Despite the survey being conducted while reports about the comptroller's report dominated the news, the percentage of Israelis saying they want Netanyahu to remain prime minister rose from 40% last week to 42%. The percentage saying they do not want him to keep his job also rose, from 40% to 45%, while the percentage saying they did not know fell from 15% to eight percent.

There were no significant changes in mandates predicted for the parties. The poll found that the Zionist Union's lead over Likud remained two seats, 25 to 23. The Joint (Arab) List would win 13 seats, Yesh Atid 12, Bayit Yehudi 11, Koolanu eight, seven each for Shas and United Torah Judaism, five each for Meretz and Yisrael Beytenu and four for Yahad. Sixteen percent of respondents called themselves undecided.
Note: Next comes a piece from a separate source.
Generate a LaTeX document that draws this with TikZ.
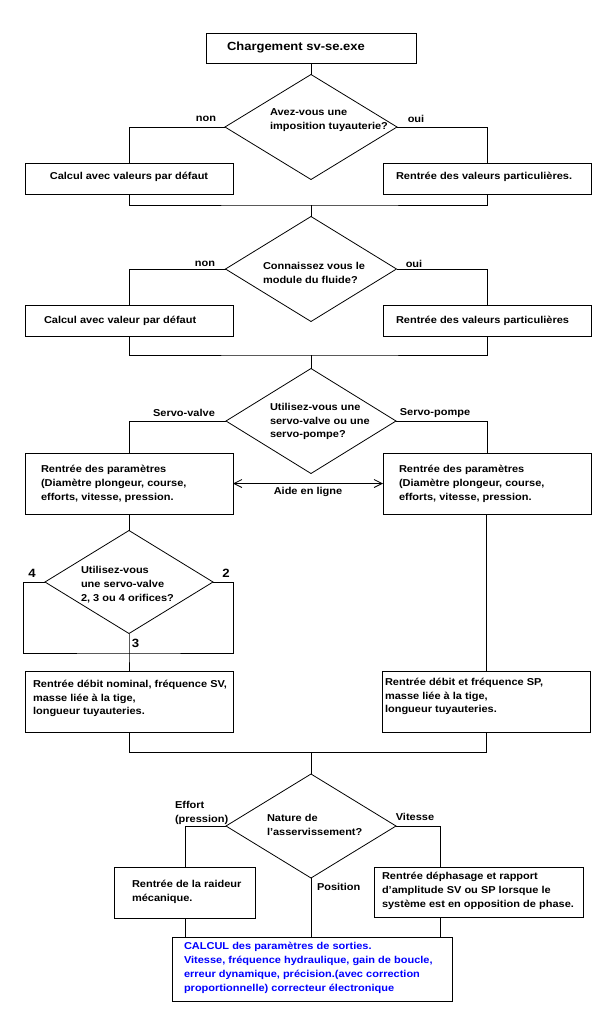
\documentclass[tikz,border=0pt]{standalone}
\usepackage{fontspec}
\setmainfont[FakeStretch=1.1]{Liberation Sans}
\usetikzlibrary{shapes.geometric, arrows.meta}
\definecolor{calcblue}{RGB}{0,0,255}
\begin{document}
\begin{tikzpicture}[x=1pt, y=-1pt, line width=0.8pt,
  box/.style={draw, rectangle, inner sep=0pt, outer sep=0pt},
  dia/.style={draw, diamond, inner sep=0pt, outer sep=0pt},
  txt/.style={inner sep=0pt, outer sep=0pt, font=\fontsize{10}{13.8}\selectfont\bfseries, align=left},
  big/.style={inner sep=0pt, outer sep=0pt, font=\fontsize{11.8}{14}\selectfont\bfseries},
  digit/.style={inner sep=0pt, outer sep=0pt, font=\fontsize{12}{13}\selectfont\bfseries},
  aide/.style={{Straight Barb[length=8pt,width=8pt]}-{Straight Barb[length=8pt,width=8pt]}}
]
\fill[white] (0,0) rectangle (604,1034);
\useasboundingbox (0,0) rectangle (604,1034);

% boxes
\node[box, minimum width=210pt, minimum height=30pt] (top) at (311,48) {};
\node[box, minimum width=208pt, minimum height=31pt] (b1l) at (129,178.5) {};
\node[box, minimum width=208pt, minimum height=31pt] (b1r) at (487,178.5) {};
\node[box, minimum width=208pt, minimum height=31pt] (b2l) at (129,320.5) {};
\node[box, minimum width=208pt, minimum height=31pt] (b2r) at (487,320.5) {};
\node[box, minimum width=208pt, minimum height=61pt] (b3l) at (129,483.5) {};
\node[box, minimum width=208pt, minimum height=61pt] (b3r) at (487,483.5) {};
\node[box, minimum width=208pt, minimum height=61pt] (b5l) at (129,702) {};
\node[box, minimum width=208pt, minimum height=61pt] (b5r) at (486,702) {};
\node[box, minimum width=141pt, minimum height=51pt] (b6l) at (185,892.5) {};
\node[box, minimum width=209pt, minimum height=50pt] (b6r) at (478.5,892) {};
\node[box, minimum width=280pt, minimum height=64pt] (bot) at (312,969) {};

% diamonds
\node[dia, minimum width=172pt, minimum height=105pt] (d1) at (311,127) {};
\node[dia, minimum width=171pt, minimum height=105pt] (d2) at (311,269) {};
\node[dia, minimum width=170pt, minimum height=105pt] (d3) at (311,421) {};
\node[dia, minimum width=168pt, minimum height=103pt] (d4) at (129,582) {};
\node[dia, minimum width=170pt, minimum height=104pt] (d5) at (311,826) {};

% texts
\node[big, anchor=west] (t0) at (227,47) {Chargement sv-se.exe};
\node[txt, anchor=west] (td1) at (270,120) {Avez-vous une\\imposition tuyauterie?};
\node[txt] (n1) at (206,119) {non};
\node[txt] (o1) at (416,119) {oui};
\node[txt] (t1l) at (129,177) {Calcul avec valeurs par défaut};
\node[txt, anchor=west] (t1r) at (396,177) {Rentrée des valeurs particulières.};

\node[txt, anchor=west] (td2) at (263,273) {Connaissez vous le\\module du fluide?};
\node[txt] (n2) at (205,264) {non};
\node[txt] (o2) at (414,264) {oui};
\node[txt, anchor=west] (t2l) at (44,321) {Calcul avec valeur par défaut};
\node[txt, anchor=west] (t2r) at (396,321) {Rentrée des valeurs particulières};

\node[txt, anchor=west] (td3) at (270,421.5) {Utilisez-vous une\\servo-valve ou une\\servo-pompe?};
\node[txt] (sv) at (184,413) {Servo-valve};
\node[txt] (sp) at (435,413) {Servo-pompe};
\node[txt, anchor=west] (t3l) at (41,484) {Rentrée des paramètres\\(Diamètre plongeur, course,\\efforts, vitesse, pression.};
\node[txt, anchor=west] (t3r) at (399,484) {Rentrée des paramètres\\(Diamètre plongeur, course,\\efforts, vitesse, pression.};
\node[txt] (aide) at (308,492) {Aide en ligne};

\node[txt, anchor=west] (td4) at (81,584.5) {Utilisez-vous\\une servo-valve\\2, 3 ou 4 orifices?};
\node[digit] (q4) at (32,573) {4};
\node[digit] (q2) at (226,573) {2};
\node[digit] (q3) at (135.5,643) {3};
\node[txt, anchor=west] (t5l) at (33,698.5) {Rentrée débit nominal, fréquence SV,\\masse liée à la tige,\\longueur tuyauteries.};
\node[txt, anchor=west] (t5r) at (385,696.5) {Rentrée débit et fréquence SP,\\masse liée à la tige,\\longueur tuyauteries.};

\node[txt, anchor=west] (td5) at (267,825) {Nature de\\l'asservissement?};
\node[txt, anchor=west] (eff) at (175,813) {Effort\\(pression)};
\node[txt] (vit) at (415,817) {Vitesse};
\node[txt, anchor=west] (pos) at (317,887) {Position};
\node[txt, anchor=west] (t6l) at (132,891.5) {Rentrée de la raideur\\mécanique.};
\node[txt, anchor=west] (t6r) at (382,891) {Rentrée déphasage et rapport\\d'amplitude SV ou SP lorsque le\\système est en opposition de phase.};
\node[txt, anchor=west, text=calcblue] (tbot) at (184,968) {CALCUL des paramètres de sorties.\\Vitesse, fréquence hydraulique, gain de boucle,\\erreur dynamique, précision.(avec correction\\proportionnelle) correcteur électronique};

% coordinates
\coordinate (j1) at (311,205);
\coordinate (j2) at (311,355);
\coordinate (j4) at (129,653);
\coordinate (l4) at (23,582);
\coordinate (r4) at (233,582);
\coordinate (j5) at (311,752);
\coordinate (v6r) at (440,826);

% connectors
\draw (top.south) -- (d1.north);
\draw (d1.west) -| (b1l.north);
\draw (d1.east) -| (b1r.north);
\draw (b1l.south) |- (j1) -| (b1r.south);
\draw (j1) -- (d2.north);

\draw (d2.west) -| (b2l.north);
\draw (d2.east) -| (b2r.north);
\draw (b2l.south) |- (j2) -| (b2r.south);
\draw (j2) -- (d3.north);

\draw (d3.west) -| (b3l.north);
\draw (d3.east) -| (b3r.north);
\draw[aide] (b3l.east) -- (b3r.west);
\draw (b3l.south) -- (d4.north);
\draw (b3r.south -| b5r.north) -- (b5r.north);

\draw (d4.west) -- (l4) |- (j4) -| (r4) -- (d4.east);
\draw (d4.south) -- (j4) -- (b5l.north);

\draw (b5l.south) |- (j5) -| (b5r.south);
\draw (j5) -- (d5.north);

\draw (d5.west) -| (b6l.north);
\draw (d5.east) -- (v6r) -- (v6r |- b6r.north);
\draw (b6l.south) -- (b6l.south |- bot.north);
\draw (b6r.south -| v6r) -- (v6r |- bot.north);
\draw (d5.south) -- (d5.south |- bot.north);
\end{tikzpicture}
\end{document}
The poll questions, which were written by Ma'ariv columnist Ben Caspit, asked whether respondents would vote differently if the Likud were led by someone else other than Netanyahu. It found that the party would do about the same if it were led by President Reuven Rivlin or Jerusalem Mayor Nir Barkat. If former interior minister Gideon Sa'ar led Likud, both the party and Zionist Union would win 24 seats.



The poll of 576 respondents representing a statistical sample of the adult Israeli population had a margin of error of +- 4.2%.